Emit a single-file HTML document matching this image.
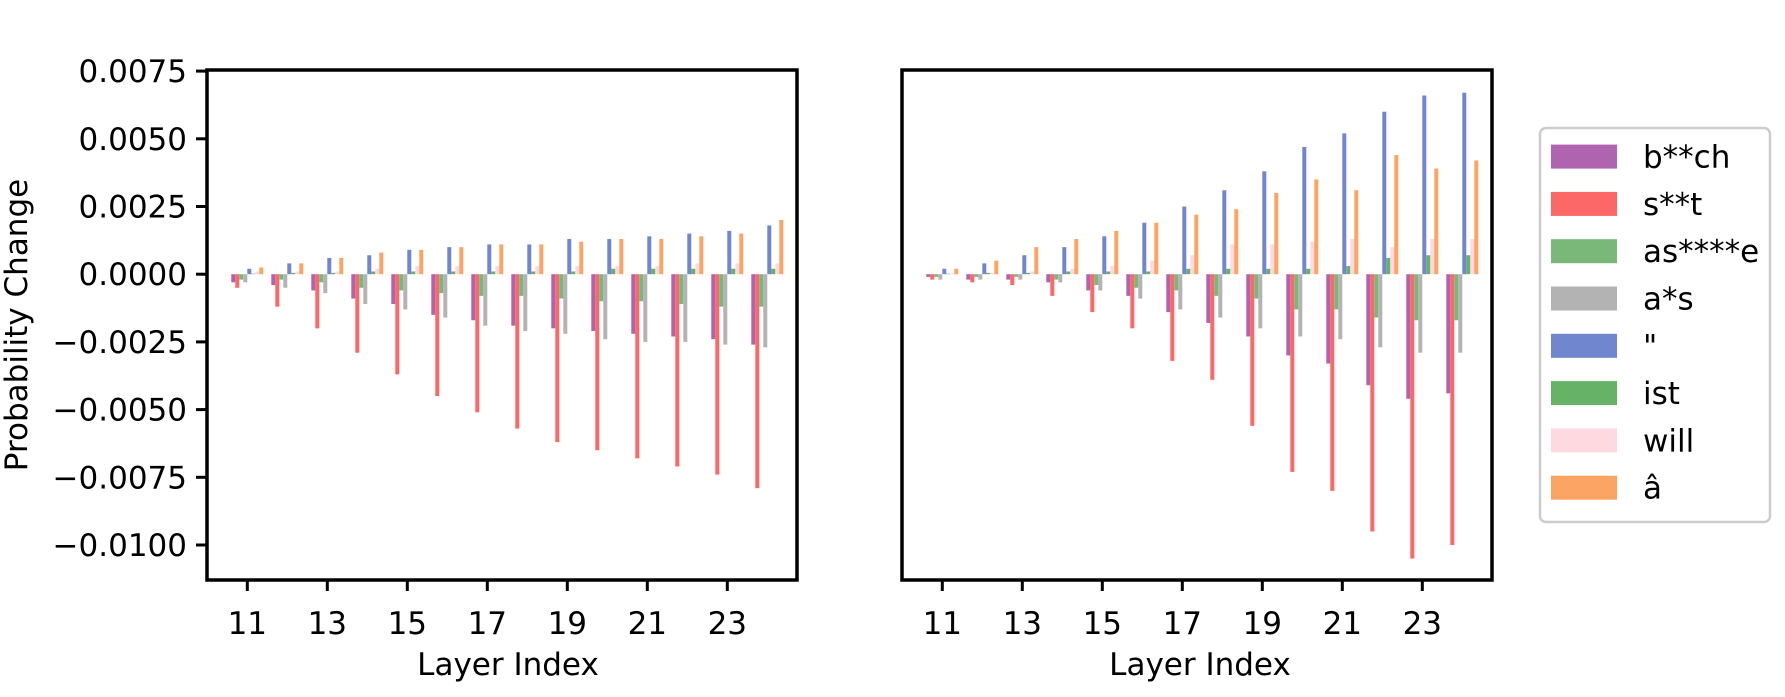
<!DOCTYPE html>
<html><head><meta charset="utf-8"><style>
html,body{margin:0;padding:0;background:#fff;}
svg text{font-family:"DejaVu Sans","Liberation Sans",sans-serif;fill:#000;}
</style></head><body>
<svg id="s" width="1785" height="692" xmlns="http://www.w3.org/2000/svg">
<rect width="1785" height="692" fill="#fff"/>
<g id="bars"></g>
<g id="axes" fill="none" stroke="#000" stroke-width="3.5">
<rect x="207" y="70" width="590" height="510"/>
<rect x="902" y="70" width="590" height="510"/>
</g>
<g id="ticks" stroke="#000" stroke-width="3"></g>
<g id="labels" font-size="31"></g>
<text x="17" y="325" font-size="31" text-anchor="middle" transform="rotate(-90 17 325)" dominant-baseline="central">Probability Change</text>
<text x="508" y="675" font-size="31" text-anchor="middle">Layer Index</text>
<text x="1200" y="675" font-size="31" text-anchor="middle">Layer Index</text>
<rect x="1540" y="128" width="230" height="394" rx="6" fill="#fff" stroke="#cccccc" stroke-width="2.5"/>
<g id="leg" font-size="31"></g>
</svg>
<script>
var NS="http://www.w3.org/2000/svg";
function el(p,t,a,txt){var e=document.createElementNS(NS,t);for(var k in a)e.setAttribute(k,a[k]);if(txt!==undefined)e.textContent=txt;p.appendChild(e);return e;}
var cols=["#b064b0","#fc6868","#7ab87a","#b3b3b3","#7087cf","#66b266","#ffd9e0","#fba464"];
var names=["b**ch","s**t","as****e","a*s","\"","ist","will","â"];
var L=[[-3,-5,-2,-3,2,.2,1,2.5],[-4,-12,-2,-5,4,.5,1,4],[-6,-20,-3,-7,6,.5,1,6],[-9,-29,-5,-11,7,1,2,8],[-11,-37,-6,-13,9,1,3,9],[-15,-45,-7,-16,10,1,3,10],[-17,-51,-8,-19,11,1,3,11],[-19,-57,-8,-21,11,1,3,11],[-20,-62,-9,-22,13,1,3,12],[-21,-65,-10,-24,13,2,3,13],[-22,-68,-10,-25,14,2,3,13],[-23,-71,-11,-25,15,2,4,14],[-24,-74,-12,-26,16,2,4,15],[-26,-79,-12,-27,18,2,4,20]];
var R=[[-1,-2,-1,-2,2,.2,.3,2],[-2,-3,-1,-2,4,.5,.5,5],[-2,-4,-1,-2,7,.5,1,10],[-3,-8,-2,-3,10,1,2,13],[-6,-14,-4,-6,14,1,3,16],[-8,-20,-5,-9,19,1,5,19],[-14,-32,-6,-13,25,2,7,22],[-18,-39,-8,-16,31,2,11,24],[-23,-56,-9,-20,38,2,11,30],[-30,-73,-13,-23,47,2,12,35],[-33,-80,-13,-24,52,3,13,31],[-41,-95,-16,-27,60,6,10,44],[-46,-105,-17,-29,66,7,13,39],[-44,-100,-17,-29,67,7,13,42]];
var y0=274.2;
var bars=document.getElementById("bars"),ticks=document.getElementById("ticks"),lab=document.getElementById("labels");
function panel(data,off){
 for(var g=0;g<14;g++){var tx=247.3+off+40*g;
  for(var i=0;i<8;i++){var v=data[g][i]*2.708;var cx=tx+(i-3.5)*4;
   var y=v>0?y0-v:y0, h=Math.abs(v);
   el(bars,"rect",{x:cx-2,y:y,width:4,height:Math.max(h,0.5),fill:cols[i]});}
 }
 for(var j=0;j<7;j++){var tx=247.3+off+80*j;el(ticks,"line",{x1:tx,y1:580,x2:tx,y2:591});
  el(lab,"text",{x:tx,y:634,"text-anchor":"middle"},String(11+2*j));}
}
panel(L,0);panel(R,695);
var yl=["0.0075","0.0050","0.0025","0.0000","\u22120.0025","\u22120.0050","\u22120.0075","\u22120.0100"];
for(var t=0;t<8;t++){var y=y0-203.1+t*67.7;el(ticks,"line",{x1:196,y1:y,x2:207,y2:y});
 el(lab,"text",{x:187,y:y+11,"text-anchor":"end"},yl[t]);}
var leg=document.getElementById("leg");
for(var i=0;i<8;i++){var cy=156.6+47.3*i;el(leg,"rect",{x:1551,y:cy-12,width:66,height:24,fill:cols[i]});
 el(leg,"text",{x:1643,y:cy+11},names[i]);}
</script>
</body></html>
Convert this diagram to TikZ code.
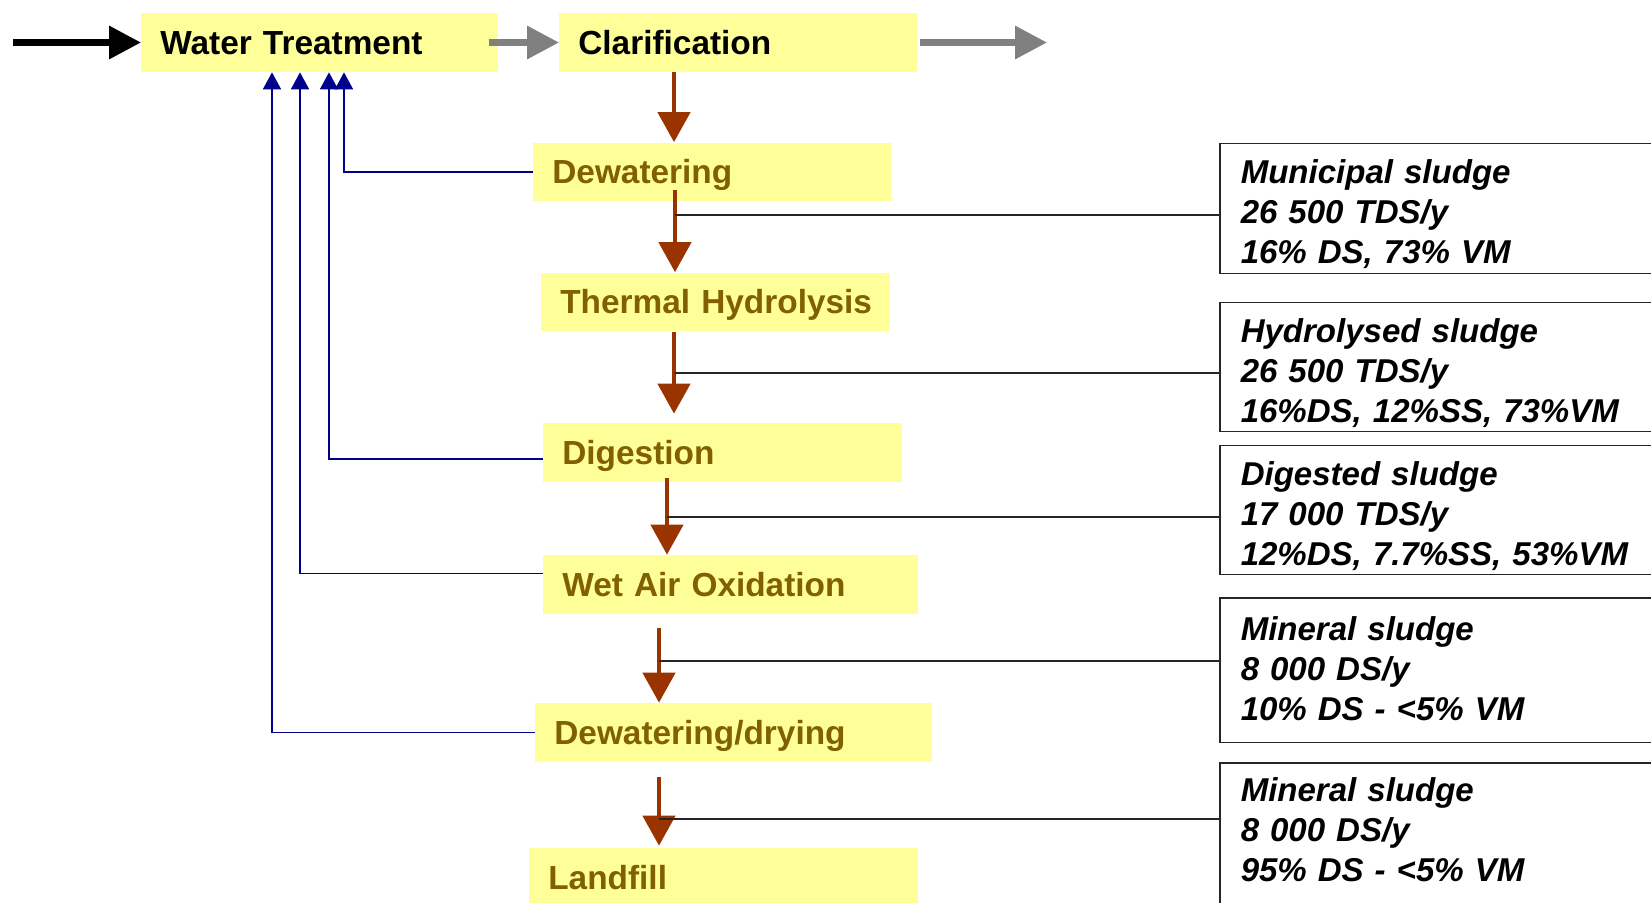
#####
Each record above must be returned exactly as written, with its pictures omitted.

→ Finished exercise:
Emit a single-file HTML document matching this image.
<!DOCTYPE html>
<html><head><meta charset="utf-8"><style>
html,body{margin:0;padding:0;background:#fff;}
svg text{font-family:"DejaVu Sans","Liberation Sans",sans-serif;fill:#000;}
</style></head><body>
<svg id="s" width="1785" height="692" xmlns="http://www.w3.org/2000/svg">
<rect width="1785" height="692" fill="#fff"/>
<g id="bars"></g>
<g id="axes" fill="none" stroke="#000" stroke-width="3.5">
<rect x="207" y="70" width="590" height="510"/>
<rect x="902" y="70" width="590" height="510"/>
</g>
<g id="ticks" stroke="#000" stroke-width="3"></g>
<g id="labels" font-size="31"></g>
<text x="17" y="325" font-size="31" text-anchor="middle" transform="rotate(-90 17 325)" dominant-baseline="central">Probability Change</text>
<text x="508" y="675" font-size="31" text-anchor="middle">Layer Index</text>
<text x="1200" y="675" font-size="31" text-anchor="middle">Layer Index</text>
<rect x="1540" y="128" width="230" height="394" rx="6" fill="#fff" stroke="#cccccc" stroke-width="2.5"/>
<g id="leg" font-size="31"></g>
</svg>
<script>
var NS="http://www.w3.org/2000/svg";
function el(p,t,a,txt){var e=document.createElementNS(NS,t);for(var k in a)e.setAttribute(k,a[k]);if(txt!==undefined)e.textContent=txt;p.appendChild(e);return e;}
var cols=["#b064b0","#fc6868","#7ab87a","#b3b3b3","#7087cf","#66b266","#ffd9e0","#fba464"];
var names=["b**ch","s**t","as****e","a*s","\"","ist","will","â"];
var L=[[-3,-5,-2,-3,2,.2,1,2.5],[-4,-12,-2,-5,4,.5,1,4],[-6,-20,-3,-7,6,.5,1,6],[-9,-29,-5,-11,7,1,2,8],[-11,-37,-6,-13,9,1,3,9],[-15,-45,-7,-16,10,1,3,10],[-17,-51,-8,-19,11,1,3,11],[-19,-57,-8,-21,11,1,3,11],[-20,-62,-9,-22,13,1,3,12],[-21,-65,-10,-24,13,2,3,13],[-22,-68,-10,-25,14,2,3,13],[-23,-71,-11,-25,15,2,4,14],[-24,-74,-12,-26,16,2,4,15],[-26,-79,-12,-27,18,2,4,20]];
var R=[[-1,-2,-1,-2,2,.2,.3,2],[-2,-3,-1,-2,4,.5,.5,5],[-2,-4,-1,-2,7,.5,1,10],[-3,-8,-2,-3,10,1,2,13],[-6,-14,-4,-6,14,1,3,16],[-8,-20,-5,-9,19,1,5,19],[-14,-32,-6,-13,25,2,7,22],[-18,-39,-8,-16,31,2,11,24],[-23,-56,-9,-20,38,2,11,30],[-30,-73,-13,-23,47,2,12,35],[-33,-80,-13,-24,52,3,13,31],[-41,-95,-16,-27,60,6,10,44],[-46,-105,-17,-29,66,7,13,39],[-44,-100,-17,-29,67,7,13,42]];
var y0=274.2;
var bars=document.getElementById("bars"),ticks=document.getElementById("ticks"),lab=document.getElementById("labels");
function panel(data,off){
 for(var g=0;g<14;g++){var tx=247.3+off+40*g;
  for(var i=0;i<8;i++){var v=data[g][i]*2.708;var cx=tx+(i-3.5)*4;
   var y=v>0?y0-v:y0, h=Math.abs(v);
   el(bars,"rect",{x:cx-2,y:y,width:4,height:Math.max(h,0.5),fill:cols[i]});}
 }
 for(var j=0;j<7;j++){var tx=247.3+off+80*j;el(ticks,"line",{x1:tx,y1:580,x2:tx,y2:591});
  el(lab,"text",{x:tx,y:634,"text-anchor":"middle"},String(11+2*j));}
}
panel(L,0);panel(R,695);
var yl=["0.0075","0.0050","0.0025","0.0000","\u22120.0025","\u22120.0050","\u22120.0075","\u22120.0100"];
for(var t=0;t<8;t++){var y=y0-203.1+t*67.7;el(ticks,"line",{x1:196,y1:y,x2:207,y2:y});
 el(lab,"text",{x:187,y:y+11,"text-anchor":"end"},yl[t]);}
var leg=document.getElementById("leg");
for(var i=0;i<8;i++){var cy=156.6+47.3*i;el(leg,"rect",{x:1551,y:cy-12,width:66,height:24,fill:cols[i]});
 el(leg,"text",{x:1643,y:cy+11},names[i]);}
</script>
</body></html>
Convert this diagram to TikZ code.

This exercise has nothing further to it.